People with low literacy often have reading skills strong enough to decipher road signs and basic instructions, researchers say.
But they often have problems with such tasks as figuring out a table of employee benefits and locating an intersection on a street map.
"Low literacy really is the problem," Staley said. "People can read a paragraph but if you ask them to go beyond that, if it gets into a very involved interpretation of, say, a child's report card or a bank statement, it doesn't get dealt with.
"We can't just let adults fall off the page and let natural attrition take care of the literacy problem," she said. "Because there need to be adults in the home to help children check spelling and perpetuate good literacy. Otherwise, the cycle continues."

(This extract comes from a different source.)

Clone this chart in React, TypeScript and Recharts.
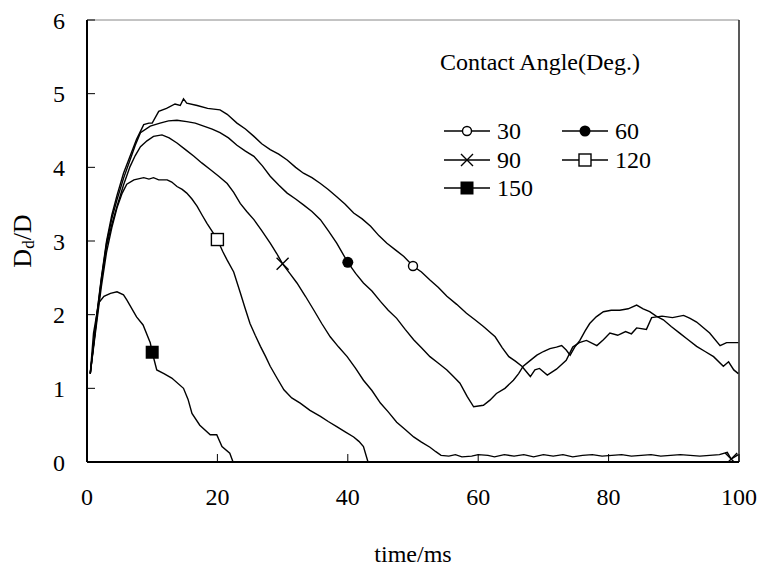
import React from "react";
import { LineChart, Line, XAxis, YAxis, ReferenceLine, Customized } from "recharts";

const FONT = '"Liberation Serif", "Times New Roman", serif';

const X_TICKS = [0, 20, 40, 60, 80, 100];
const Y_TICKS = [0, 1, 2, 3, 4, 5, 6];

// [time(ms), Dd/D]
const S30 = [
  [0.5, 1.2], [1.5, 2.0], [2.2, 2.5], [3, 3.0], [3.8, 3.35], [4.6, 3.62], [5.6, 3.92], [6.6, 4.15], [7.6, 4.38],
  [8.7, 4.58], [9.5, 4.6], [10, 4.6], [11, 4.76], [12.2, 4.8], [13.5, 4.86], [14.3, 4.84], [14.8, 4.93], [15.3, 4.87],
  [16.9, 4.84], [18.5, 4.8], [20.4, 4.78], [21.5, 4.72], [23, 4.6], [24.3, 4.52], [25.6, 4.42], [26.8, 4.32],
  [28.1, 4.24], [29.4, 4.18], [30.7, 4.1], [32, 4.0], [33.2, 3.92], [34.5, 3.86], [35.8, 3.78], [37, 3.7],
  [38.3, 3.6], [39.6, 3.5], [40.9, 3.38], [42.2, 3.3], [43.5, 3.2], [44.8, 3.07], [46, 2.97], [47.3, 2.88],
  [48.6, 2.79], [50, 2.66], [51.3, 2.58], [52.6, 2.47], [53.9, 2.37], [55.2, 2.25], [56.7, 2.14], [58.2, 2.02],
  [59.5, 1.93], [60.8, 1.84], [62.6, 1.7], [63.7, 1.55], [64.7, 1.43], [65.7, 1.37], [66.7, 1.3], [68, 1.16],
  [68.7, 1.25], [69.4, 1.27], [70.6, 1.18], [72, 1.26], [73.5, 1.38], [74.5, 1.56], [75.5, 1.62], [76.6, 1.65],
  [78.2, 1.58], [79.2, 1.66], [80.2, 1.75], [81.4, 1.72], [82.6, 1.77], [83.5, 1.74], [84.3, 1.82], [85.8, 1.8],
  [86.6, 1.96], [88.2, 1.98], [89.8, 1.96], [91.5, 1.99], [92.5, 1.95], [93.5, 1.9], [95.5, 1.75], [97.1, 1.58],
  [98.1, 1.62], [99.9, 1.62],
];
const S60 = [
  [0.5, 1.2], [1.5, 1.98], [2.2, 2.48], [3, 2.97], [3.8, 3.3], [4.6, 3.56], [5.6, 3.85], [6.6, 4.1], [7.4, 4.3],
  [8.2, 4.47], [9.7, 4.56], [11.2, 4.6], [12.5, 4.63], [13.8, 4.64], [15.3, 4.62], [16.6, 4.6], [17.9, 4.56],
  [19.2, 4.52], [20.4, 4.47], [21.7, 4.4], [23, 4.3], [24.3, 4.22], [25.6, 4.15], [26.9, 4.02], [28.1, 3.88],
  [29.4, 3.76], [30.7, 3.65], [32, 3.57], [33.2, 3.49], [34.5, 3.4], [35.8, 3.29], [37, 3.14], [38.3, 2.97],
  [40, 2.71], [41.2, 2.56], [42.4, 2.43], [43.7, 2.32], [45, 2.18], [46.2, 2.06], [47.5, 1.95], [48.8, 1.8],
  [50.1, 1.66], [51.3, 1.55], [52.6, 1.43], [53.9, 1.34], [55.2, 1.25], [56.2, 1.16], [57.2, 1.07], [58.3, 0.89],
  [59.3, 0.75], [60.8, 0.77], [61.8, 0.84], [62.8, 0.93], [64.1, 1.0], [65.4, 1.11], [66.2, 1.2], [66.9, 1.3],
  [68, 1.38], [69, 1.45], [70, 1.5], [71, 1.54], [72, 1.56], [72.8, 1.58], [73.5, 1.52], [74.1, 1.45],
  [74.8, 1.56], [75.6, 1.65], [76.4, 1.78], [77.1, 1.88], [78.1, 1.97], [79.2, 2.04], [80.4, 2.06], [81.7, 2.06],
  [83, 2.08], [84.3, 2.13], [85.3, 2.08], [86.3, 2.04], [87.3, 1.98], [88.4, 1.93], [89.6, 1.84], [90.9, 1.75],
  [92.2, 1.66], [93.5, 1.57], [94.8, 1.5], [96.1, 1.43], [97.6, 1.3], [98.4, 1.36], [99.2, 1.25], [99.9, 1.2],
];
const S90 = [
  [0.5, 1.2], [1.5, 1.95], [2.2, 2.45], [3, 2.93], [3.8, 3.22], [4.6, 3.47], [5.6, 3.76], [6.6, 4.01], [7.4, 4.16],
  [8.2, 4.28], [9.2, 4.36], [10.2, 4.42], [11.5, 4.44], [12.6, 4.4], [13.8, 4.33], [15.1, 4.24], [16.4, 4.15],
  [17.6, 4.06], [18.9, 3.97], [20.2, 3.88], [21.5, 3.78], [22.5, 3.66], [23.5, 3.51], [24.5, 3.4], [25.6, 3.29],
  [26.8, 3.14], [28.1, 2.97], [29.1, 2.83], [30, 2.69], [31.1, 2.56], [32.2, 2.43], [33.5, 2.25], [34.8, 2.06],
  [36, 1.88], [37.3, 1.7], [38.6, 1.56], [39.9, 1.43], [41.2, 1.27], [42.4, 1.11], [43.7, 0.97], [45, 0.8],
  [46.2, 0.68], [47.5, 0.54], [48.8, 0.44], [50.1, 0.34], [51.3, 0.27], [52.6, 0.2], [53.5, 0.14], [54.3, 0.09],
  [55.5, 0.08], [56.5, 0.1], [57.5, 0.07], [59, 0.08], [60, 0.1], [61.5, 0.09], [62.5, 0.07], [64, 0.1],
  [65.5, 0.08], [67, 0.1], [68.5, 0.07], [70, 0.1], [71.5, 0.08], [73, 0.1], [74.5, 0.07], [76, 0.09],
  [77.5, 0.1], [79, 0.08], [80.5, 0.09], [82, 0.1], [83.5, 0.08], [85, 0.09], [86.5, 0.1], [88, 0.08],
  [89.5, 0.09], [91, 0.1], [92.5, 0.09], [94, 0.08], [95.5, 0.09], [97, 0.1], [98.2, 0.13], [98.8, 0.04],
  [99.9, 0.1],
];
const S120 = [
  [0.5, 1.2], [1.5, 1.9], [2.2, 2.38], [3, 2.85], [3.8, 3.18], [4.6, 3.45], [5.4, 3.65], [6.1, 3.77], [7.2, 3.83],
  [8.7, 3.86], [9.5, 3.84], [10.2, 3.86], [11, 3.83], [12.3, 3.83], [13, 3.8], [13.8, 3.74], [14.6, 3.7],
  [15.3, 3.65], [16.1, 3.57], [16.9, 3.47], [17.6, 3.36], [18.4, 3.24], [19.2, 3.13], [20, 3.02], [20.8, 2.86],
  [21.5, 2.74], [22.5, 2.58], [23.5, 2.3], [24.2, 2.1], [25, 1.88], [25.8, 1.72], [26.6, 1.57], [27.4, 1.43],
  [28.1, 1.3], [29.2, 1.13], [30.2, 0.98], [31.4, 0.87], [32.7, 0.8], [34.2, 0.7], [35.8, 0.62], [37, 0.55],
  [38.3, 0.48], [39.6, 0.41], [40.9, 0.34], [41.7, 0.28], [42.4, 0.21], [43.1, 0],
];
const S150 = [
  [0.5, 1.2], [1, 1.75], [1.8, 2.16], [2.6, 2.25], [3.6, 2.29], [4.6, 2.31], [5.6, 2.27], [6.1, 2.2], [7.6, 1.97],
  [8.6, 1.86], [9.7, 1.62], [10, 1.49], [10.7, 1.25], [11.8, 1.2], [13, 1.14], [14.8, 1.0], [15.5, 0.85],
  [16.1, 0.66], [17.3, 0.5], [18.9, 0.37], [19.9, 0.37], [20.7, 0.21], [21.9, 0.12], [22.4, 0],
];

// where each curve carries its marker
const M30 = [50];
const M60 = [40];
const M90 = [30, 98.8];
const M120 = [20];
const M150 = [10];

const toRows = (pts: number[][]) => pts.map(([t, v]) => ({ t, v }));

const SERIES = [
  { name: "30", kind: "circleOpen", data: toRows(S30), marks: M30 },
  { name: "60", kind: "circleFill", data: toRows(S60), marks: M60 },
  { name: "90", kind: "cross", data: toRows(S90), marks: M90 },
  { name: "120", kind: "squareOpen", data: toRows(S120), marks: M120 },
  { name: "150", kind: "squareFill", data: toRows(S150), marks: M150 },
];

function Marker({ kind, x, y }: { kind: string; x: number; y: number }) {
  if (kind === "circleOpen") return <circle cx={x} cy={y} r={4.5} fill="#fff" stroke="#000" strokeWidth={1.4} />;
  if (kind === "circleFill") return <circle cx={x} cy={y} r={5.5} fill="#000" />;
  if (kind === "cross")
    return <path d={`M${x - 6},${y - 6}L${x + 6},${y + 6}M${x + 6},${y - 6}L${x - 6},${y + 6}`} stroke="#000" strokeWidth={1.4} />;
  if (kind === "squareOpen")
    return <rect x={x - 6} y={y - 6} width={12} height={12} fill="#fff" stroke="#000" strokeWidth={1.4} />;
  return <rect x={x - 6.5} y={y - 6.5} width={13} height={13} fill="#000" />;
}

const makeDot = (kind: string, marks: number[]) => (props: any) => {
  const { cx, cy, payload, index } = props;
  if (!marks.includes(payload.t)) return <g key={`n-${kind}-${index}`} />;
  return <Marker key={`m-${kind}-${index}`} kind={kind} x={cx} y={cy} />;
};

function AngleLegend() {
  const cols = [444, 562];
  const rows = [131, 160, 188];
  return (
    <g fontFamily={FONT} fontSize={24} fill="#000">
      <text x={440} y={70}>Contact Angle(Deg.)</text>
      {SERIES.map((s, i) => {
        const x0 = cols[i % 2];
        const y0 = rows[Math.floor(i / 2)];
        return (
          <g key={s.name}>
            <line x1={x0} x2={x0 + 46} y1={y0} y2={y0} stroke="#000" strokeWidth={1.4} />
            <Marker kind={s.kind} x={x0 + 23} y={y0} />
            <text x={x0 + 53} y={y0 + 8}>{s.name}</text>
          </g>
        );
      })}
    </g>
  );
}

function AxisTitles() {
  return (
    <g fontFamily={FONT} fill="#000">
      <text x={413} y={562} fontSize={24} textAnchor="middle">time/ms</text>
      <text x={31} y={241} fontSize={26} textAnchor="middle" transform="rotate(-90 31 241)">
        D<tspan fontSize={17} dy={3}>d</tspan><tspan dy={-3}>/D</tspan>
      </text>
    </g>
  );
}

export default function App() {
  const tickStyle = { fill: "#000", fontSize: 24, fontFamily: FONT };
  return (
    <div style={{ position: "absolute", left: 0, top: 0, background: "#fff" }}>
      <LineChart width={761} height={567} margin={{ top: 20, right: 22, left: 27, bottom: 65 }}>
        <XAxis
          type="number"
          dataKey="t"
          domain={[0, 100]}
          ticks={X_TICKS}
          allowDataOverflow
          height={40}
          tickSize={-8}
          tickMargin={34}
          axisLine={{ stroke: "#000", strokeWidth: 2 }}
          tickLine={{ stroke: "#000" }}
          tick={tickStyle}
        />
        <YAxis
          type="number"
          domain={[0, 6]}
          ticks={Y_TICKS}
          allowDataOverflow
          width={60}
          tickSize={-8}
          tickMargin={30}
          axisLine={{ stroke: "#000", strokeWidth: 2 }}
          tickLine={{ stroke: "#000" }}
          tick={tickStyle}
        />
        <ReferenceLine y={6} stroke="#888" />
        <ReferenceLine x={100} stroke="#222" strokeWidth={1.5} />
        {SERIES.map((s) => (
          <Line
            key={s.name}
            data={s.data}
            dataKey="v"
            type="linear"
            stroke="#000"
            strokeWidth={1.4}
            dot={makeDot(s.kind, s.marks)}
            activeDot={false}
            isAnimationActive={false}
          />
        ))}
        <Customized component={AngleLegend} />
        <Customized component={AxisTitles} />
      </LineChart>
    </div>
  );
}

Although the numbers seem to correlate with those compiled in some local areas, some experts question estimates based on such broad categories.
"If you're skeptical about this, you're absolutely correct," said Richard Ramberg, head of adult education for Frederick County, where 20 percent of adults were shown to have low literacy. "It's virtually impossible to define literacy in some kind of quantifiable way. It's all relative."
Janet K. Carsetti, head of the Maryland State Literacy Coalition, said extrapolating statistics from general trends is dangerous -- and, particularly regarding race and class assumptions, politically incorrect.
Some experts questioned the reliability of numbers compiled several years ago. In Baltimore, such numbers likely would not reflect a fast-growing immigrant population or pockets of middle-class residents in the city.
The definition of literacy changes every few years, said Chris Hopey, associate director of the National Center for Adult Literacy at the University of Pennsylvania.
"Literacy is a moving target -- the definition is always changing," Hopey said. "Today, reading skills need to be better because of technology. We have to assimilate so much more information. From that standpoint, what does this study say?"
Reder acknowledged that the data are limited.
"I think these numbers give you a good relative indication of where the problems are larger or smaller," he said. "But this is not interpretive information, it's distributional -- the question still remains, what does this mean?"